** BEGIN Data **

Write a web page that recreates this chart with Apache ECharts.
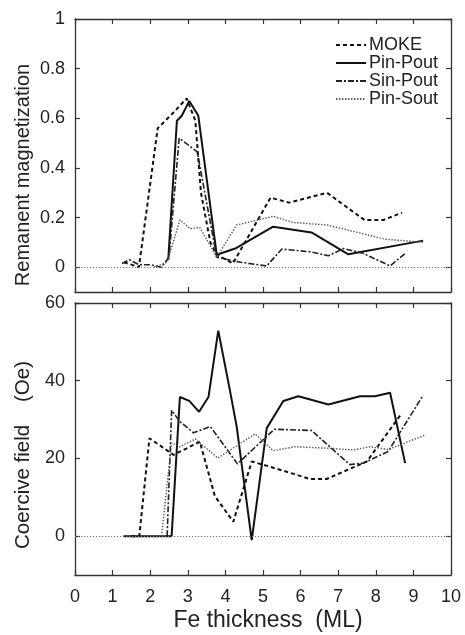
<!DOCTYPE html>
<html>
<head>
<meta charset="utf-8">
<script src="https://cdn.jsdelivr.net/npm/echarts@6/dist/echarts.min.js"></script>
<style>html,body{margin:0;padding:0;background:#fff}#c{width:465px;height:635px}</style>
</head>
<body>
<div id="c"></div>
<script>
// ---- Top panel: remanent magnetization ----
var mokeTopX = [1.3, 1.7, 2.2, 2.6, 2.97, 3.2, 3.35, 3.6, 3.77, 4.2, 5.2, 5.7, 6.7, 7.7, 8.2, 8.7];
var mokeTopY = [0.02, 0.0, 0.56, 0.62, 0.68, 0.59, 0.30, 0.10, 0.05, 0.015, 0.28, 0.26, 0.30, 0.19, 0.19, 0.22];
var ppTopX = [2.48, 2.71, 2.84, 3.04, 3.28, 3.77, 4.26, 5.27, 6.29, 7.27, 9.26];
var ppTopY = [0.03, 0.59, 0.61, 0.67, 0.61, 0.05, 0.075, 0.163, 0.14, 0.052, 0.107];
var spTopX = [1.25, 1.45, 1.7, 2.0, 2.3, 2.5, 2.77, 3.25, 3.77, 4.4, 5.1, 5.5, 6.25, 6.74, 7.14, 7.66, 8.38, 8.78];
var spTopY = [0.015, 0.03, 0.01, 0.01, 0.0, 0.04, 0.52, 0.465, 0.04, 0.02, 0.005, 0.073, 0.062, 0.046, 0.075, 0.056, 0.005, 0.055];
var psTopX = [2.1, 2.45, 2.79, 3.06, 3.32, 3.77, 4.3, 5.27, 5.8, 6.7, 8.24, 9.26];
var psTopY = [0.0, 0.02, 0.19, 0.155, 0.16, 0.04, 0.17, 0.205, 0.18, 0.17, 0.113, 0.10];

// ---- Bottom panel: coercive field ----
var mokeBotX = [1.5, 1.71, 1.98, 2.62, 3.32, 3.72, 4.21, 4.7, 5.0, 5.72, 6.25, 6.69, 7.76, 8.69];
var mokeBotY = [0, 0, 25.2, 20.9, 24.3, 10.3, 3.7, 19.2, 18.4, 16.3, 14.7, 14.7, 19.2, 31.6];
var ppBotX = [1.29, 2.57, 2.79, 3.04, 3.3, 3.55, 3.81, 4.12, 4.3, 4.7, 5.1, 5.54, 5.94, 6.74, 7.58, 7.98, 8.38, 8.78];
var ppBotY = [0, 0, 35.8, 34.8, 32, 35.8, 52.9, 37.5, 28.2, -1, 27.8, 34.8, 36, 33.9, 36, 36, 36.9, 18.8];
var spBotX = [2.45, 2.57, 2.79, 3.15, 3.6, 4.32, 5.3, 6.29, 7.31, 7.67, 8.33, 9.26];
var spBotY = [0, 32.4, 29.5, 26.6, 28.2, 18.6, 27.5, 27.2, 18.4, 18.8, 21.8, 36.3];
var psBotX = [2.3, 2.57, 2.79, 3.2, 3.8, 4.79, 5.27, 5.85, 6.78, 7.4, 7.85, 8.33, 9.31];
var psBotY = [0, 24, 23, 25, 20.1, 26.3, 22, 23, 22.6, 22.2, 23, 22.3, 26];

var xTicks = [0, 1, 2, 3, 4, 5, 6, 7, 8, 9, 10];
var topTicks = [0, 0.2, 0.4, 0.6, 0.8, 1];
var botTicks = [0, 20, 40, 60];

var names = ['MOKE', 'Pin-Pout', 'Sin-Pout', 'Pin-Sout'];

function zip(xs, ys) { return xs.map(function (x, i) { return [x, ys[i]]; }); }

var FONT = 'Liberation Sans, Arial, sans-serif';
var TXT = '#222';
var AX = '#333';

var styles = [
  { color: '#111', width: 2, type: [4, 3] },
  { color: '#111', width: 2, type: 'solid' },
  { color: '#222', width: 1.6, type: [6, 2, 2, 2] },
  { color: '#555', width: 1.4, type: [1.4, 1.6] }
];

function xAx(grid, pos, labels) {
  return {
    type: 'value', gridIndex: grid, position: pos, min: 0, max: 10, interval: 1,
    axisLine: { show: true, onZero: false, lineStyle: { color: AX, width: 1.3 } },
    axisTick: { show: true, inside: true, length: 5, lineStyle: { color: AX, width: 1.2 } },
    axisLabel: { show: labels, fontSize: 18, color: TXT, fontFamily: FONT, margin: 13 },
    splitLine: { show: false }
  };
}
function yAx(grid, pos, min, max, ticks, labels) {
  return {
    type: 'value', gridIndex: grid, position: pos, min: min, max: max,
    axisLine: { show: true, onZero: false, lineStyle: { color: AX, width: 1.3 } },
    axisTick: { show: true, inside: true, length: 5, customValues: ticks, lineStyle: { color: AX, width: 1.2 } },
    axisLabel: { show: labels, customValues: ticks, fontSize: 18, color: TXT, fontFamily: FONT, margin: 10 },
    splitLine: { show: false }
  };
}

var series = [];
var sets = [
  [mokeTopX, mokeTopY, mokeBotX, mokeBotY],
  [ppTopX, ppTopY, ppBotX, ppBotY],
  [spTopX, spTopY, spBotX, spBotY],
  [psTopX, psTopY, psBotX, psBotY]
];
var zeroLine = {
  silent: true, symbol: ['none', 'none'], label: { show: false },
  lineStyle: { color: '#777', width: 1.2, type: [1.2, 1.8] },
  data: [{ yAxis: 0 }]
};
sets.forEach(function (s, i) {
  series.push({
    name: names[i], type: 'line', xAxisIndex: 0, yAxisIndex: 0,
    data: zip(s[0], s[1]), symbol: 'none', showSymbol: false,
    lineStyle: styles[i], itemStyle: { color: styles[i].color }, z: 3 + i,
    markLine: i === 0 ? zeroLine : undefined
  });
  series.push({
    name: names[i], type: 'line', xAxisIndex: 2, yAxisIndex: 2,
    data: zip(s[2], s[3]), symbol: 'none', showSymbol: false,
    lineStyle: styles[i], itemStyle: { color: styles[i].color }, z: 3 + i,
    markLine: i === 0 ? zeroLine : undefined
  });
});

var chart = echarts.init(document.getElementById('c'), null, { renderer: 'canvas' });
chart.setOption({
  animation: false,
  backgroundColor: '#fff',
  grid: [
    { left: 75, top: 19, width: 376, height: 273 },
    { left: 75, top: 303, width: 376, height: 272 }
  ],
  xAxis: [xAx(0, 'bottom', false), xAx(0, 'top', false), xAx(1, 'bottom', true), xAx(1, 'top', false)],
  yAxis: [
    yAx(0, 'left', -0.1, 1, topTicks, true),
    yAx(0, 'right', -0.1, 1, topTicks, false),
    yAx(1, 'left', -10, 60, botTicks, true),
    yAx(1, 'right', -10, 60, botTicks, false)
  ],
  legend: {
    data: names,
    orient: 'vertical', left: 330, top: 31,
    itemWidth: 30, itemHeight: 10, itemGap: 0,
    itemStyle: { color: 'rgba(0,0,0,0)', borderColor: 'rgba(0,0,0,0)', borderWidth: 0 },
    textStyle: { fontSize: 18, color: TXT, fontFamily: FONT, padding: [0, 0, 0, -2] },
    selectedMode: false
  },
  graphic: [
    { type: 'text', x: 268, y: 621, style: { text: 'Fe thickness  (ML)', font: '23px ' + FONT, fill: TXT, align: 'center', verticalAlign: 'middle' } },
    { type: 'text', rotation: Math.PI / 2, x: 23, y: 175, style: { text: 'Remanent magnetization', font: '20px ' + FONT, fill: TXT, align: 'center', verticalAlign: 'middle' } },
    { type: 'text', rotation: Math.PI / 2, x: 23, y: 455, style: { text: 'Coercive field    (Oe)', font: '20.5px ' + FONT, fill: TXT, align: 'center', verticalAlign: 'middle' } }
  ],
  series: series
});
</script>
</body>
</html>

** END Data **

### Stated task
Produce an exact copy of each line of data, skipping embedded images.

### Output of the exercise
Write a web page that recreates this chart with Apache ECharts.
<!DOCTYPE html>
<html>
<head>
<meta charset="utf-8">
<script src="https://cdn.jsdelivr.net/npm/echarts@6/dist/echarts.min.js"></script>
<style>html,body{margin:0;padding:0;background:#fff}#c{width:465px;height:635px}</style>
</head>
<body>
<div id="c"></div>
<script>
// ---- Top panel: remanent magnetization ----
var mokeTopX = [1.3, 1.7, 2.2, 2.6, 2.97, 3.2, 3.35, 3.6, 3.77, 4.2, 5.2, 5.7, 6.7, 7.7, 8.2, 8.7];
var mokeTopY = [0.02, 0.0, 0.56, 0.62, 0.68, 0.59, 0.30, 0.10, 0.05, 0.015, 0.28, 0.26, 0.30, 0.19, 0.19, 0.22];
var ppTopX = [2.48, 2.71, 2.84, 3.04, 3.28, 3.77, 4.26, 5.27, 6.29, 7.27, 9.26];
var ppTopY = [0.03, 0.59, 0.61, 0.67, 0.61, 0.05, 0.075, 0.163, 0.14, 0.052, 0.107];
var spTopX = [1.25, 1.45, 1.7, 2.0, 2.3, 2.5, 2.77, 3.25, 3.77, 4.4, 5.1, 5.5, 6.25, 6.74, 7.14, 7.66, 8.38, 8.78];
var spTopY = [0.015, 0.03, 0.01, 0.01, 0.0, 0.04, 0.52, 0.465, 0.04, 0.02, 0.005, 0.073, 0.062, 0.046, 0.075, 0.056, 0.005, 0.055];
var psTopX = [2.1, 2.45, 2.79, 3.06, 3.32, 3.77, 4.3, 5.27, 5.8, 6.7, 8.24, 9.26];
var psTopY = [0.0, 0.02, 0.19, 0.155, 0.16, 0.04, 0.17, 0.205, 0.18, 0.17, 0.113, 0.10];

// ---- Bottom panel: coercive field ----
var mokeBotX = [1.5, 1.71, 1.98, 2.62, 3.32, 3.72, 4.21, 4.7, 5.0, 5.72, 6.25, 6.69, 7.76, 8.69];
var mokeBotY = [0, 0, 25.2, 20.9, 24.3, 10.3, 3.7, 19.2, 18.4, 16.3, 14.7, 14.7, 19.2, 31.6];
var ppBotX = [1.29, 2.57, 2.79, 3.04, 3.3, 3.55, 3.81, 4.12, 4.3, 4.7, 5.1, 5.54, 5.94, 6.74, 7.58, 7.98, 8.38, 8.78];
var ppBotY = [0, 0, 35.8, 34.8, 32, 35.8, 52.9, 37.5, 28.2, -1, 27.8, 34.8, 36, 33.9, 36, 36, 36.9, 18.8];
var spBotX = [2.45, 2.57, 2.79, 3.15, 3.6, 4.32, 5.3, 6.29, 7.31, 7.67, 8.33, 9.26];
var spBotY = [0, 32.4, 29.5, 26.6, 28.2, 18.6, 27.5, 27.2, 18.4, 18.8, 21.8, 36.3];
var psBotX = [2.3, 2.57, 2.79, 3.2, 3.8, 4.79, 5.27, 5.85, 6.78, 7.4, 7.85, 8.33, 9.31];
var psBotY = [0, 24, 23, 25, 20.1, 26.3, 22, 23, 22.6, 22.2, 23, 22.3, 26];

var xTicks = [0, 1, 2, 3, 4, 5, 6, 7, 8, 9, 10];
var topTicks = [0, 0.2, 0.4, 0.6, 0.8, 1];
var botTicks = [0, 20, 40, 60];

var names = ['MOKE', 'Pin-Pout', 'Sin-Pout', 'Pin-Sout'];

function zip(xs, ys) { return xs.map(function (x, i) { return [x, ys[i]]; }); }

var FONT = 'Liberation Sans, Arial, sans-serif';
var TXT = '#222';
var AX = '#333';

var styles = [
  { color: '#111', width: 2, type: [4, 3] },
  { color: '#111', width: 2, type: 'solid' },
  { color: '#222', width: 1.6, type: [6, 2, 2, 2] },
  { color: '#555', width: 1.4, type: [1.4, 1.6] }
];

function xAx(grid, pos, labels) {
  return {
    type: 'value', gridIndex: grid, position: pos, min: 0, max: 10, interval: 1,
    axisLine: { show: true, onZero: false, lineStyle: { color: AX, width: 1.3 } },
    axisTick: { show: true, inside: true, length: 5, lineStyle: { color: AX, width: 1.2 } },
    axisLabel: { show: labels, fontSize: 18, color: TXT, fontFamily: FONT, margin: 13 },
    splitLine: { show: false }
  };
}
function yAx(grid, pos, min, max, ticks, labels) {
  return {
    type: 'value', gridIndex: grid, position: pos, min: min, max: max,
    axisLine: { show: true, onZero: false, lineStyle: { color: AX, width: 1.3 } },
    axisTick: { show: true, inside: true, length: 5, customValues: ticks, lineStyle: { color: AX, width: 1.2 } },
    axisLabel: { show: labels, customValues: ticks, fontSize: 18, color: TXT, fontFamily: FONT, margin: 10 },
    splitLine: { show: false }
  };
}

var series = [];
var sets = [
  [mokeTopX, mokeTopY, mokeBotX, mokeBotY],
  [ppTopX, ppTopY, ppBotX, ppBotY],
  [spTopX, spTopY, spBotX, spBotY],
  [psTopX, psTopY, psBotX, psBotY]
];
var zeroLine = {
  silent: true, symbol: ['none', 'none'], label: { show: false },
  lineStyle: { color: '#777', width: 1.2, type: [1.2, 1.8] },
  data: [{ yAxis: 0 }]
};
sets.forEach(function (s, i) {
  series.push({
    name: names[i], type: 'line', xAxisIndex: 0, yAxisIndex: 0,
    data: zip(s[0], s[1]), symbol: 'none', showSymbol: false,
    lineStyle: styles[i], itemStyle: { color: styles[i].color }, z: 3 + i,
    markLine: i === 0 ? zeroLine : undefined
  });
  series.push({
    name: names[i], type: 'line', xAxisIndex: 2, yAxisIndex: 2,
    data: zip(s[2], s[3]), symbol: 'none', showSymbol: false,
    lineStyle: styles[i], itemStyle: { color: styles[i].color }, z: 3 + i,
    markLine: i === 0 ? zeroLine : undefined
  });
});

var chart = echarts.init(document.getElementById('c'), null, { renderer: 'canvas' });
chart.setOption({
  animation: false,
  backgroundColor: '#fff',
  grid: [
    { left: 75, top: 19, width: 376, height: 273 },
    { left: 75, top: 303, width: 376, height: 272 }
  ],
  xAxis: [xAx(0, 'bottom', false), xAx(0, 'top', false), xAx(1, 'bottom', true), xAx(1, 'top', false)],
  yAxis: [
    yAx(0, 'left', -0.1, 1, topTicks, true),
    yAx(0, 'right', -0.1, 1, topTicks, false),
    yAx(1, 'left', -10, 60, botTicks, true),
    yAx(1, 'right', -10, 60, botTicks, false)
  ],
  legend: {
    data: names,
    orient: 'vertical', left: 330, top: 31,
    itemWidth: 30, itemHeight: 10, itemGap: 0,
    itemStyle: { color: 'rgba(0,0,0,0)', borderColor: 'rgba(0,0,0,0)', borderWidth: 0 },
    textStyle: { fontSize: 18, color: TXT, fontFamily: FONT, padding: [0, 0, 0, -2] },
    selectedMode: false
  },
  graphic: [
    { type: 'text', x: 268, y: 621, style: { text: 'Fe thickness  (ML)', font: '23px ' + FONT, fill: TXT, align: 'center', verticalAlign: 'middle' } },
    { type: 'text', rotation: Math.PI / 2, x: 23, y: 175, style: { text: 'Remanent magnetization', font: '20px ' + FONT, fill: TXT, align: 'center', verticalAlign: 'middle' } },
    { type: 'text', rotation: Math.PI / 2, x: 23, y: 455, style: { text: 'Coercive field    (Oe)', font: '20.5px ' + FONT, fill: TXT, align: 'center', verticalAlign: 'middle' } }
  ],
  series: series
});
</script>
</body>
</html>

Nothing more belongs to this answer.